Jim Hufford
First published 6/15/11 on Organon
Read this in Belorussian here.
At oral arguments over the health reform law last week, the Eleventh Circuit panel showed a surprising amount of interest in the other constitutional challenge to the Affordable Care Act (ACA)—the states’ claim that the ACA’s Medicaid provisions are unconstitutionally coercive, effectively commandeering state governments into doing the federal government’s bidding. Brad Joondeph reviews the arguments presented by former Solicitor General Paul Clement on behalf of the states.
First there’s an argument from “sheer volume”: the enormity of federal Medicaid funding unconstitutionally tips the balance of federalism in favor of the feds. The difficulty with this argument is that, if the sheer volume of Medicaid makes new conditions on federal spending unconstitutionally coercive, then every new amendment that has increased states’ program costs in the past several decades must also have been unconstitutional.
Then there’s an argument from the disproportionality of new conditions: a state’s noncompliance with the new conditions jeopardizes all its federal funds, not just funds newly dedicated in the ACA. Same problem as before. If new conditions on existing federal funding were unconstitutionally coercive, then you’d have to explain why the Supreme Court reached the exact opposite conclusion in South Dakota v. Dole.

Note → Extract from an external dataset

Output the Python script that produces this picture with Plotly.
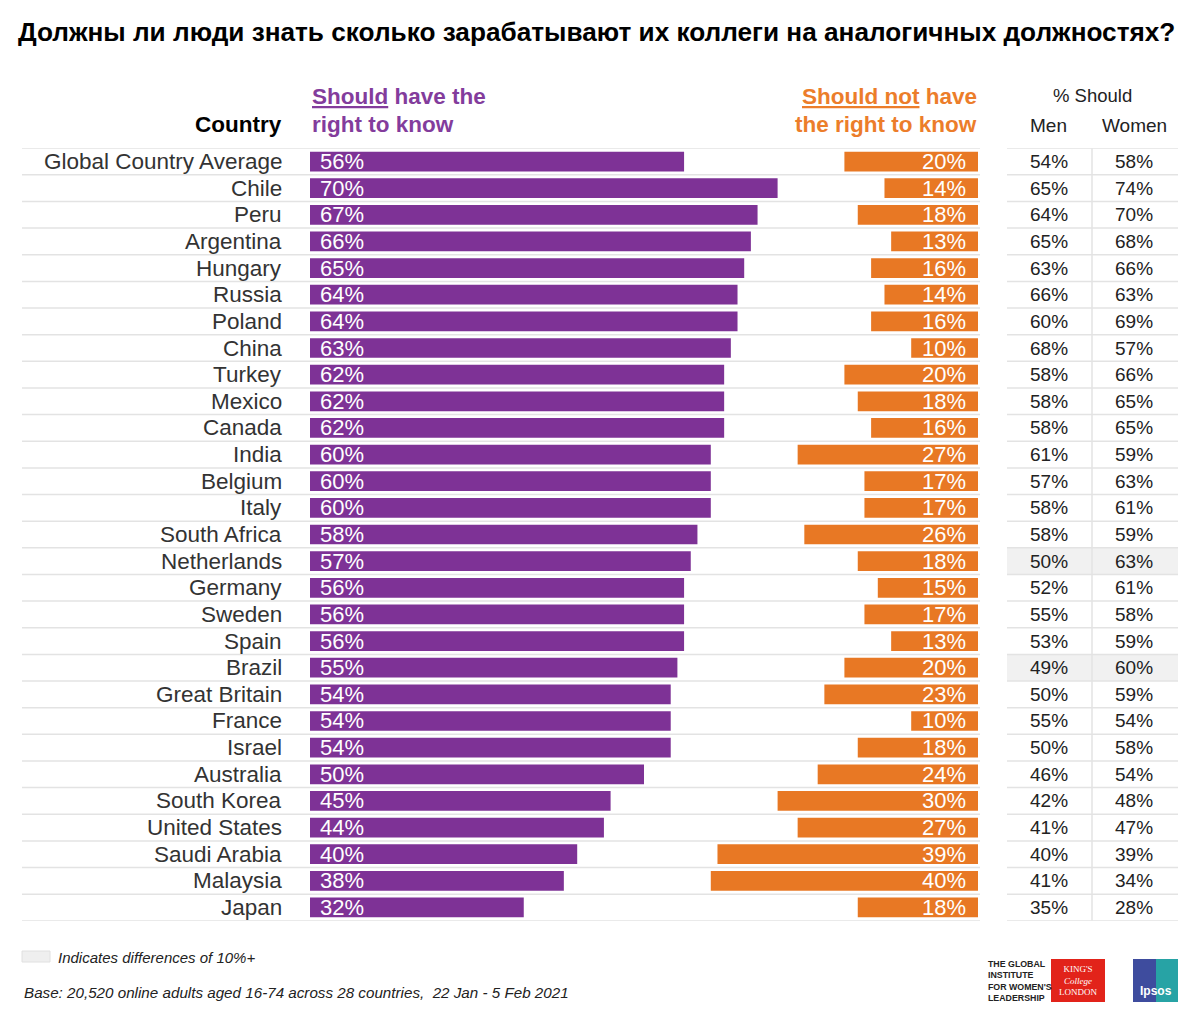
import plotly.graph_objects as go

countries = ["Global Country Average", "Chile", "Peru", "Argentina", "Hungary", "Russia",
             "Poland", "China", "Turkey", "Mexico", "Canada", "India", "Belgium", "Italy",
             "South Africa", "Netherlands", "Germany", "Sweden", "Spain", "Brazil",
             "Great Britain", "France", "Israel", "Australia", "South Korea",
             "United States", "Saudi Arabia", "Malaysia", "Japan"]
should = [56, 70, 67, 66, 65, 64, 64, 63, 62, 62, 62, 60, 60, 60, 58, 57, 56, 56, 56, 55,
          54, 54, 54, 50, 45, 44, 40, 38, 32]
should_not = [20, 14, 18, 13, 16, 14, 16, 10, 20, 18, 16, 27, 17, 17, 26, 18, 15, 17, 13, 20,
              23, 10, 18, 24, 30, 27, 39, 40, 18]
men = [54, 65, 64, 65, 63, 66, 60, 68, 58, 58, 58, 61, 57, 58, 58, 50, 52, 55, 53, 49,
       50, 55, 50, 46, 42, 41, 40, 41, 35]
women = [58, 74, 70, 68, 66, 63, 69, 57, 66, 65, 65, 59, 63, 61, 59, 63, 61, 58, 59, 60,
         59, 54, 58, 54, 48, 47, 39, 34, 28]
highlighted = ["Netherlands", "Brazil"]

OFF = 8  # page body margin
W, H = 1200 - OFF, 1012 - OFF
PURPLE = "#7E3296"
ORANGE = "#E87824"
HDR_PURPLE = "#833C9C"
HDR_ORANGE = "#EC7D2A"
FONT = "Liberation Sans, Arial, sans-serif"


def px(x):
    return (x - OFF) / W


def py(y):
    return 1 - (y - OFF) / H


n = len(countries)
fig = go.Figure()

fig.add_trace(go.Bar(
    y=countries, x=should, orientation="h", marker=dict(color=PURPLE, line=dict(width=0)),
    width=0.74, xaxis="x", yaxis="y", hoverinfo="x+y", showlegend=False))
fig.add_trace(go.Bar(
    y=countries, x=should_not, orientation="h", marker=dict(color=ORANGE, line=dict(width=0)),
    width=0.74, xaxis="x2", yaxis="y", hoverinfo="x+y", showlegend=False))

scale = 668  # px for 100%
fig.update_layout(
    width=W, height=H, margin=dict(l=0, r=0, t=0, b=0),
    paper_bgcolor="white", plot_bgcolor="rgba(0,0,0,0)",
    font=dict(family=FONT),
    xaxis=dict(domain=[px(310), px(310 + scale)], range=[0, 100], visible=False, fixedrange=True),
    xaxis2=dict(domain=[px(980 - scale), px(980)], range=[100, 0], visible=False,
                anchor="y", overlaying="x", fixedrange=True),
    yaxis=dict(domain=[py(920.8), py(148.2)], type="category", categoryarray=countries,
               range=[n - 0.5, -0.5], visible=False, fixedrange=True),
    bargap=0.26,
)

annotations = []
shapes = []

# highlighted cells
for c in highlighted:
    i = countries.index(c)
    shapes.append(dict(type="rect", xref="paper", yref="y", x0=px(1007), x1=px(1178),
                       y0=i - 0.5, y1=i + 0.5, fillcolor="#F1F1F1", line=dict(width=0),
                       layer="below"))

# row lines
for k in range(n + 1):
    yy = k - 0.5
    shapes.append(dict(type="line", xref="paper", yref="y", x0=px(22), x1=px(980),
                       y0=yy, y1=yy, line=dict(color="#E3E3E3", width=1.5), layer="below"))
    shapes.append(dict(type="line", xref="paper", yref="y", x0=px(1007), x1=px(1178),
                       y0=yy, y1=yy, line=dict(color="#E3E3E3", width=1.5), layer="below"))
# vertical divider in table
shapes.append(dict(type="line", xref="paper", yref="y", x0=px(1092), x1=px(1092),
                   y0=-0.5, y1=n - 0.5, line=dict(color="#E3E3E3", width=1.5), layer="below"))

for i, c in enumerate(countries):
    annotations.append(dict(x=px(284), y=c, xref="paper", yref="y", text=c, showarrow=False,
                            xanchor="right", yanchor="middle",
                            font=dict(size=22.5, color="#333333", family=FONT)))
    annotations.append(dict(x=0, y=c, xref="x", yref="y", text=f"{should[i]}%", showarrow=False,
                            xanchor="left", yanchor="middle", xshift=8,
                            font=dict(size=22, color="white", family=FONT)))
    annotations.append(dict(x=0, y=c, xref="x2", yref="y", text=f"{should_not[i]}%",
                            showarrow=False, xanchor="right", yanchor="middle", xshift=-10,
                            font=dict(size=22, color="white", family=FONT)))
    annotations.append(dict(x=px(1049), y=c, xref="paper", yref="y", text=f"{men[i]}%",
                            showarrow=False, xanchor="center", yanchor="middle",
                            font=dict(size=19, color="#222222", family=FONT)))
    annotations.append(dict(x=px(1134), y=c, xref="paper", yref="y", text=f"{women[i]}%",
                            showarrow=False, xanchor="center", yanchor="middle",
                            font=dict(size=19, color="#222222", family=FONT)))

# title
annotations.append(dict(x=px(596), y=py(32), xref="paper", yref="paper",
                        text="<b>Должны ли люди знать сколько зарабатывают их коллеги на аналогичных должностях?</b>",
                        showarrow=False, xanchor="center", yanchor="middle",
                        font=dict(size=26.2, color="black", family=FONT)))
# headers
annotations.append(dict(x=px(284), y=py(124), xref="paper", yref="paper", text="<b>Country</b>",
                        showarrow=False, xanchor="right", yanchor="middle",
                        font=dict(size=22.5, color="black", family=FONT)))
annotations.append(dict(x=px(310), y=py(96), xref="paper", yref="paper",
                        text="<b><u>Should</u> have the</b>", showarrow=False, xanchor="left",
                        yanchor="middle", font=dict(size=22.5, color=HDR_PURPLE, family=FONT)))
annotations.append(dict(x=px(310), y=py(124), xref="paper", yref="paper",
                        text="<b>right to know</b>", showarrow=False, xanchor="left",
                        yanchor="middle", font=dict(size=22.5, color=HDR_PURPLE, family=FONT)))
annotations.append(dict(x=px(979), y=py(96), xref="paper", yref="paper",
                        text="<b><u>Should not</u> have</b>", showarrow=False, xanchor="right",
                        yanchor="middle", font=dict(size=22.5, color=HDR_ORANGE, family=FONT)))
annotations.append(dict(x=px(979), y=py(124), xref="paper", yref="paper",
                        text="<b>the right to know</b>", showarrow=False, xanchor="right",
                        yanchor="middle", font=dict(size=22.5, color=HDR_ORANGE, family=FONT)))
annotations.append(dict(x=px(1092), y=py(95), xref="paper", yref="paper", text="% Should",
                        showarrow=False, xanchor="center", yanchor="middle",
                        font=dict(size=18.5, color="#222222", family=FONT)))
annotations.append(dict(x=px(1048), y=py(125), xref="paper", yref="paper", text="Men",
                        showarrow=False, xanchor="center", yanchor="middle",
                        font=dict(size=19, color="#222222", family=FONT)))
annotations.append(dict(x=px(1134), y=py(125), xref="paper", yref="paper", text="Women",
                        showarrow=False, xanchor="center", yanchor="middle",
                        font=dict(size=19, color="#222222", family=FONT)))

# footnotes
shapes.append(dict(type="rect", xref="paper", yref="paper", x0=px(22), x1=px(50),
                   y0=py(962), y1=py(951), fillcolor="#EFEFEF",
                   line=dict(color="#E0E0E0", width=1)))
annotations.append(dict(x=px(56), y=py(957), xref="paper", yref="paper",
                        text="<i>Indicates differences of 10%+</i>", showarrow=False,
                        xanchor="left", yanchor="middle",
                        font=dict(size=15, color="#222222", family=FONT)))
annotations.append(dict(x=px(22), y=py(992), xref="paper", yref="paper",
                        text="<i>Base: 20,520 online adults aged 16-74 across 28 countries,  22 Jan - 5 Feb 2021</i>",
                        showarrow=False, xanchor="left", yanchor="middle",
                        font=dict(size=15.2, color="#222222", family=FONT)))

# logos
annotations.append(dict(x=px(986), y=py(981), xref="paper", yref="paper",
                        text="<b>THE GLOBAL<br>INSTITUTE<br>FOR WOMEN'S<br>LEADERSHIP</b>",
                        showarrow=False, xanchor="left", yanchor="middle", align="left",
                        font=dict(size=8.8, color="#222222",
                                  family="Liberation Sans Narrow, Arial Narrow, sans-serif")))
shapes.append(dict(type="rect", xref="paper", yref="paper", x0=px(1051), x1=px(1105),
                   y0=py(1002), y1=py(959), fillcolor="#E2231A", line=dict(width=0)))
annotations.append(dict(x=px(1078), y=py(980), xref="paper", yref="paper",
                        text="KING'S<br><i>College</i><br>LONDON", showarrow=False,
                        xanchor="center", yanchor="middle",
                        font=dict(size=9, color="white", family="Liberation Serif, serif")))
shapes.append(dict(type="rect", xref="paper", yref="paper", x0=px(1133), x1=px(1156),
                   y0=py(1002), y1=py(959), fillcolor="#3E4C9E", line=dict(width=0)))
shapes.append(dict(type="rect", xref="paper", yref="paper", x0=px(1156), x1=px(1178),
                   y0=py(1002), y1=py(959), fillcolor="#27A3A5", line=dict(width=0)))
annotations.append(dict(x=px(1155.5), y=py(991), xref="paper", yref="paper",
                        text="<b>Ipsos</b>", showarrow=False, xanchor="center",
                        yanchor="middle", font=dict(size=12, color="white", family=FONT)))

fig.update_layout(annotations=annotations, shapes=shapes)
fig.write_html("out.html")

And then there’s a third argument that Joondeph sums up like this:
[T]he ACA (a) imposes an individual mandate on all Americans to acquire health coverage, (b) applies that mandate to everyone, including Americans below the poverty line, but (c) provides no subsidy for those persons falling below the poverty level (though it does provide subsidies for those between 133% and 400% of poverty). Thus, the ACA on its face assumes that every state will comply with the Act’s Medicaid conditions, for this is the only way envisioned by the Act for indigent Americans to satisfy the mandate.

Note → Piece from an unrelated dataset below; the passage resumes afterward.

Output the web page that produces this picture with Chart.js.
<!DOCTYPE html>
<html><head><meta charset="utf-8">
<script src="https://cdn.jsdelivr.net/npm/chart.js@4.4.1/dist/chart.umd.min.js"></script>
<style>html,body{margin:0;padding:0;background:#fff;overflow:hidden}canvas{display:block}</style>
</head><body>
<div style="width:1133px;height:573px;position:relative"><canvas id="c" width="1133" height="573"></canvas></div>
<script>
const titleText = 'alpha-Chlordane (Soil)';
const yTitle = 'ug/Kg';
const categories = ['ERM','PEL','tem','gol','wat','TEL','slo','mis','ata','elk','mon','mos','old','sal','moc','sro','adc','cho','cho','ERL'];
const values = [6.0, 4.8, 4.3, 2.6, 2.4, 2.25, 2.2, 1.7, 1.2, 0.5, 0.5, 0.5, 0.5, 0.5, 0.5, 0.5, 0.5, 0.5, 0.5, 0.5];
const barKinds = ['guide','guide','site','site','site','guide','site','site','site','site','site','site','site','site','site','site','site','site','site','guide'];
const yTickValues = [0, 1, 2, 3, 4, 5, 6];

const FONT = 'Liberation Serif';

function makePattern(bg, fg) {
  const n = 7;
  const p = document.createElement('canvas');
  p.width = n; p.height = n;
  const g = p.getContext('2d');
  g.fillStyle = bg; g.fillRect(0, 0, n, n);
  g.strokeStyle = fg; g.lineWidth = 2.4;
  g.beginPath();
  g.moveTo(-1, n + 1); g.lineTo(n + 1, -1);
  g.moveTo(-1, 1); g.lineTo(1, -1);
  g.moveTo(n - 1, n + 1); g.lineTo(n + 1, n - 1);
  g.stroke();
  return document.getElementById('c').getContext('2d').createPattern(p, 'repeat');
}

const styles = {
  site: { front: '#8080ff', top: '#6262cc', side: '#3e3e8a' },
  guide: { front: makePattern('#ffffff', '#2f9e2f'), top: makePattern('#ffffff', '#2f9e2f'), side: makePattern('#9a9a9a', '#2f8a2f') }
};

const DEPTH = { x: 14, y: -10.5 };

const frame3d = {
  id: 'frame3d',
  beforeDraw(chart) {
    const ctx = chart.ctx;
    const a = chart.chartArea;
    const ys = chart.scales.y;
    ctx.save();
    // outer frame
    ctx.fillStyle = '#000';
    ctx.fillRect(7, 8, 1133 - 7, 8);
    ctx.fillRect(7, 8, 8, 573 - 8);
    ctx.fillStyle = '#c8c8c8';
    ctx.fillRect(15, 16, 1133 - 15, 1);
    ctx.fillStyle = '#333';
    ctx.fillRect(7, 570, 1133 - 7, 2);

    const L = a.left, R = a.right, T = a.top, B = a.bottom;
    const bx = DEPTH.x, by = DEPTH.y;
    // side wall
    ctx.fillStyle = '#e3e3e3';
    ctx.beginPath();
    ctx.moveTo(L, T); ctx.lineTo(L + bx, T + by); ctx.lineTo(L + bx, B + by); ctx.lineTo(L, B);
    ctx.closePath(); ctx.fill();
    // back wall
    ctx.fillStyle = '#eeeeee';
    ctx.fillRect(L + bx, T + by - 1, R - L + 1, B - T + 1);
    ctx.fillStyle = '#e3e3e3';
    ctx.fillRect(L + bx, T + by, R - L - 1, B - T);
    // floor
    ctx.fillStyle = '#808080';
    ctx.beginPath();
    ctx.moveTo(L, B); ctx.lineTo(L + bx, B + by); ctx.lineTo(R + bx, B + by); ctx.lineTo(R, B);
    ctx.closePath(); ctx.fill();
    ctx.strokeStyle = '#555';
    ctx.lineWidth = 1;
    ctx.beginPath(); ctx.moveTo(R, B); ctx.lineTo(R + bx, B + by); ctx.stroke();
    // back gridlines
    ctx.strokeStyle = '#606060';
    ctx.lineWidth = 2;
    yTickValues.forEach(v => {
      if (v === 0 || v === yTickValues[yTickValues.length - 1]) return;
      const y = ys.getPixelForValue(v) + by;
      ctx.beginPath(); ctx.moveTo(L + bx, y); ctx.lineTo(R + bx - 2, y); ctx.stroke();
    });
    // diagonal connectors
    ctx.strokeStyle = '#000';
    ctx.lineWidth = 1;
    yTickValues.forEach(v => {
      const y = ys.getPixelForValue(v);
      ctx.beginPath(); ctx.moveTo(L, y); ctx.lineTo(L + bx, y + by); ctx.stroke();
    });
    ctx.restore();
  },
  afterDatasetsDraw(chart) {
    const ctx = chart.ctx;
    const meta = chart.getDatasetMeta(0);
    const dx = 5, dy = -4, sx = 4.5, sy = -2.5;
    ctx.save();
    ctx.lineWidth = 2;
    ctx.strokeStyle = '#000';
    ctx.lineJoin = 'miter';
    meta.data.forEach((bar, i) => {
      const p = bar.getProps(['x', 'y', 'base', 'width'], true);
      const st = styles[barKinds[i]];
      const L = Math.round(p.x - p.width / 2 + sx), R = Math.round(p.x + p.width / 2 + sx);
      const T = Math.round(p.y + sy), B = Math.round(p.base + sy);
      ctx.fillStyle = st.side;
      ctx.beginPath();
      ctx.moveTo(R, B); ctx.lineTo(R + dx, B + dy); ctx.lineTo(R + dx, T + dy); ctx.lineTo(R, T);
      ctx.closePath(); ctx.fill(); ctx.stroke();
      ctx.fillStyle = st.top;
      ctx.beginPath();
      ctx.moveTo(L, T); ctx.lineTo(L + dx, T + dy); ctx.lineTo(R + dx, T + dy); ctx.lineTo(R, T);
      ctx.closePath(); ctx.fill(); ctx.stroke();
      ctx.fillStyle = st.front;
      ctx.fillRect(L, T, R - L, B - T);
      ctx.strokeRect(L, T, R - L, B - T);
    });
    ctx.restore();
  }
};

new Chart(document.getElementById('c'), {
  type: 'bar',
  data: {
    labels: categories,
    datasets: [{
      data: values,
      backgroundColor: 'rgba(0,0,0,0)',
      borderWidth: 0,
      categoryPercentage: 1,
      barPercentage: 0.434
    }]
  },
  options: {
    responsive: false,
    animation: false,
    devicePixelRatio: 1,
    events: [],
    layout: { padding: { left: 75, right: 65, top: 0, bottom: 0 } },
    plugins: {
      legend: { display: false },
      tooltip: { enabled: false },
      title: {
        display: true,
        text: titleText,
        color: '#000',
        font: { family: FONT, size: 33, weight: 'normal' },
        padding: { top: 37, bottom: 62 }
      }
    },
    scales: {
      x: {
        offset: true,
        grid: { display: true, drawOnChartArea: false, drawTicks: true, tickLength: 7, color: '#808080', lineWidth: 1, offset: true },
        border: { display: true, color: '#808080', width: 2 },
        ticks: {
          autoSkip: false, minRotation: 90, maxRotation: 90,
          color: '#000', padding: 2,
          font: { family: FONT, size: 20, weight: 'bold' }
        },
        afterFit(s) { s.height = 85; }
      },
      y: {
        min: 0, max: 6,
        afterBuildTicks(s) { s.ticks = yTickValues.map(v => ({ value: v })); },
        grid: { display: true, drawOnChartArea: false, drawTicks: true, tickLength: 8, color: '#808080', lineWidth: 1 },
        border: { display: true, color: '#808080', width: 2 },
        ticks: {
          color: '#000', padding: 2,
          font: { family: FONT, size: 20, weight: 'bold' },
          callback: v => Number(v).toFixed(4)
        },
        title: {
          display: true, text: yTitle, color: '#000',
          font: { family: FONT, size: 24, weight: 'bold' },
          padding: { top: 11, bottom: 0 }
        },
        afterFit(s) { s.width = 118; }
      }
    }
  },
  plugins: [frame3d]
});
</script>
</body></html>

So Congress imposed the mandate assuming that the states will comply with new Medicaid conditions, and therefore . . . the ACA is coercive? Hmmm. Well, the first problem with this argument is that it is not an argument—it doesn’t connect premises to a conclusion. But even if we spot them a major premise to be articulated later, there are two other, fatal problems with it: it confuses states with the people who live in them; and it does not take into account that the ACA provides exemptions to the mandate for those who cannot afford qualifying coverage.
If State XX decided to quit Medicaid rather than accept new conditions on federal funds, the formerly Medicaid-eligible population of XX would likely be less than enthused, mandate or no. But here’s the thing. Even if they were subject to the mandate, the fact that Congress had imposed that burden on them would have precisely nothing to do with the state and its former Medicaid program. In no sense does the individual mandate place demands on the states in their sovereign capacity. It is touching that these states would equate a mandate upon its less fortunate citizens as a mandate upon the sovereign state itself. Touching, but false. And irrelevant. The mandate has nothing to do with Medicaid and nothing to do with the states (except in the minor sense that state officials in the Exchanges might certify compliance with the mandate).

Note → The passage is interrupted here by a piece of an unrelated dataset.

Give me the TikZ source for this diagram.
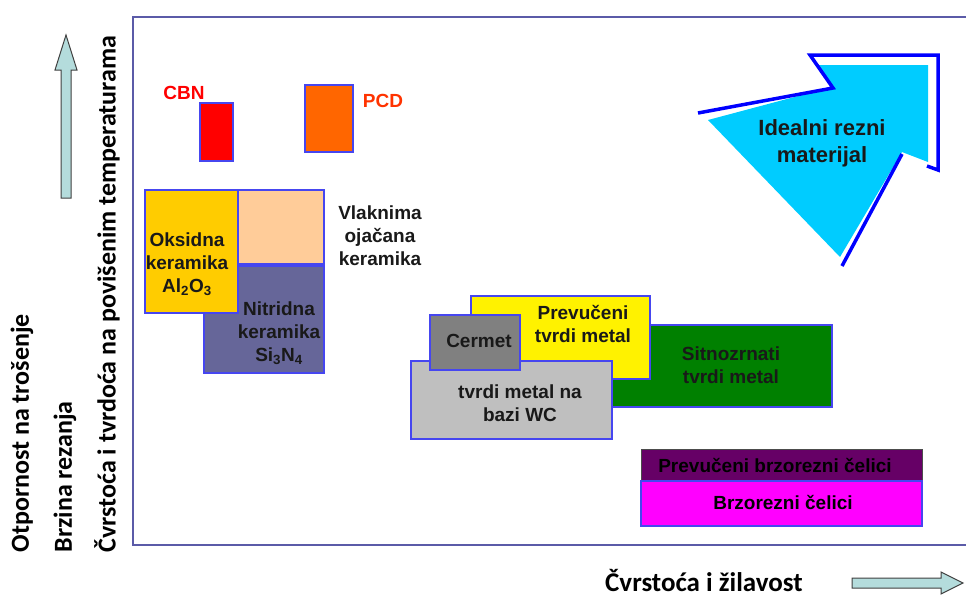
\documentclass[tikz,border=0pt]{standalone}
\usepackage{fontspec}
\setmainfont{Liberation Sans}
\newfontfamily\calibri{Carlito}
\definecolor{frameblue}{HTML}{5B5BA8}
\definecolor{boxblue}{HTML}{4646F0}
\definecolor{peach}{HTML}{FFCC99}
\definecolor{oxgold}{HTML}{FFCC00}
\definecolor{nitslate}{HTML}{666699}
\definecolor{pcdorange}{HTML}{FF6600}
\definecolor{pcdtext}{HTML}{FF3300}
\definecolor{hsspurple}{HTML}{660066}
\definecolor{hsspink}{HTML}{FF00FF}
\definecolor{idealcyan}{HTML}{00CCFF}
\definecolor{axisfill}{HTML}{B4DCDC}
\begin{document}
\begin{tikzpicture}[x=1pt,y=-1pt,
  box/.style={draw=boxblue,line width=1.2pt},
  lbl/.style={font=\bfseries\fontsize{19}{23}\selectfont,align=center,text=black!90},
  axlbl/.style={font=\calibri\bfseries\fontsize{26}{30}\selectfont,rotate=90,anchor=west},
  hollow/.style={draw=black!75,line width=1pt,fill=axisfill}]
\useasboundingbox (0,0) rectangle (966,595);
% frame
\draw[frameblue,line width=2pt] (966,17) -- (133,17) -- (133,545) -- (966,545);
% axis arrows and labels
\draw[hollow] (66,35) -- (77,70) -- (71,70) -- (71,198) -- (61,198) -- (61,70) -- (55,70) -- cycle;
\draw[hollow] (963,583) -- (941,572) -- (941,578) -- (852,578) -- (852,588) -- (941,588) -- (941,594) -- cycle;
\node[axlbl] (wear) at (22,556) {Otpornost na trošenje};
\node[axlbl] (speed) at (65,556) {Brzina rezanja};
\node[axlbl] (hot) at (107,556) {Čvrstoća i tvrdoća na povišenim temperaturama};
\node[font=\calibri\bfseries\fontsize{27}{30}\selectfont,anchor=west,inner sep=0pt] (tough) at (605,580) {Čvrstoća i žilavost};
% superhard
\draw[box,fill=red] (200,103) rectangle (233,161);
\node[lbl,text=red] (cbn) at (184,93) {CBN};
\draw[box,fill=pcdorange] (305,85) rectangle (353,152);
\node[lbl,text=pcdtext] (pcd) at (383,101) {PCD};
% ceramics
\draw[box,fill=peach] (200,190) rectangle (324,264);
\draw[box,fill=nitslate] (204,266) rectangle (324,373);
\draw[box,fill=oxgold] (145,190) rectangle (238,313);
\node[lbl] (oks) at (187,264) {Oksidna\\keramika\\Al\textsubscript{2}O\textsubscript{3}};
\node[lbl] (nit) at (279,333) {Nitridna\\keramika\\Si\textsubscript{3}N\textsubscript{4}};
\node[lbl] (vlak) at (380,236) {Vlaknima\\ojačana\\keramika};
% hard metals
\draw[box,fill=green!50!black] (605,325) rectangle (832,407);
\draw[box,fill=yellow] (471,296) rectangle (650,379);
\draw[box,fill=lightgray] (411,361) rectangle (612,439);
\draw[box,fill=gray] (430,315) rectangle (520,370);
\node[lbl] (sitno) at (731,365) {Sitnozrnati\\tvrdi metal};
\node[lbl] (prevtm) at (583,324) {Prevučeni\\tvrdi metal};
\node[lbl] (wc) at (520,403) {tvrdi metal na\\bazi WC};
\node[lbl] (cermet) at (479,341) {Cermet};
% high speed steels
\draw[draw=black!70,line width=1pt,fill=hsspurple] (641,449) rectangle (922,481);
\draw[box,fill=hsspink] (641,481) rectangle (922,526);
\node[lbl,text=black] (prevhss) at (775,465) {Prevučeni brzorezni čelici};
\node[lbl,text=black] (hss) at (783,502) {Brzorezni čelici};
% ideal material
\fill[idealcyan] (818,65) -- (928,65) -- (928,162) -- (902,152) -- (840,257) -- (708,120) -- (832,87) -- cycle;
\draw[blue,line width=3.5pt] (698,113) -- (833,88) -- (810,55) -- (938,55) -- (938,170) -- (927,166);
\draw[blue,line width=3.5pt] (902,154) -- (842,266);
\node[lbl,font=\bfseries\fontsize{22}{27}\selectfont] (ideal) at (822,143) {Idealni rezni\\materijal};
\end{tikzpicture}
\end{document}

What’s more, if Medicaid coverage were not available, the mandate would not apply to many people with incomes under 133% of the poverty level (FPL). This gets pretty complicated, so I’m going to save the details for another post. Suffice it to say that the mandate may not apply to people earning under 100% FPL, and people between 100% FPL and 133% FPL will either have access to subsidies or will be exempt due to the ACA’s provision excusing anyone for whom the cost of the cheapest qualifying plan would be more than 8% of their income.
In fairness, it is probably best not to think of these as separate arguments. Each fails on its own, but together they loosely approximate plausibility. As Joondeph wrote in an earlier post:
Perhaps, as the states’ brief seems to suggest, it is not any one of these factors in isolation, but the three in combination, in the context of a singularly enormous federal spending program, which renders the ACA’s Medicaid expansion unconstitutional. This is not implausible. But it is also hard to figure out how the Court could ever articulate a rule or principle of constitutional law that actually operationalizes the idea. Even if one could articulate it, the implications could be extremely destabilizing for constitutional law, and in an area that really matters (and matters on a regular, ongoing basis).
As I’ve written before, the Supreme Court’s precedents have left the door open to this kind of challenge, but they don’t illuminate a distinct line between what is and isn’t coercion. Probably because there isn’t one.
Jim Hufford is an attorney living in the San Francisco Bay area. He writes at Organon.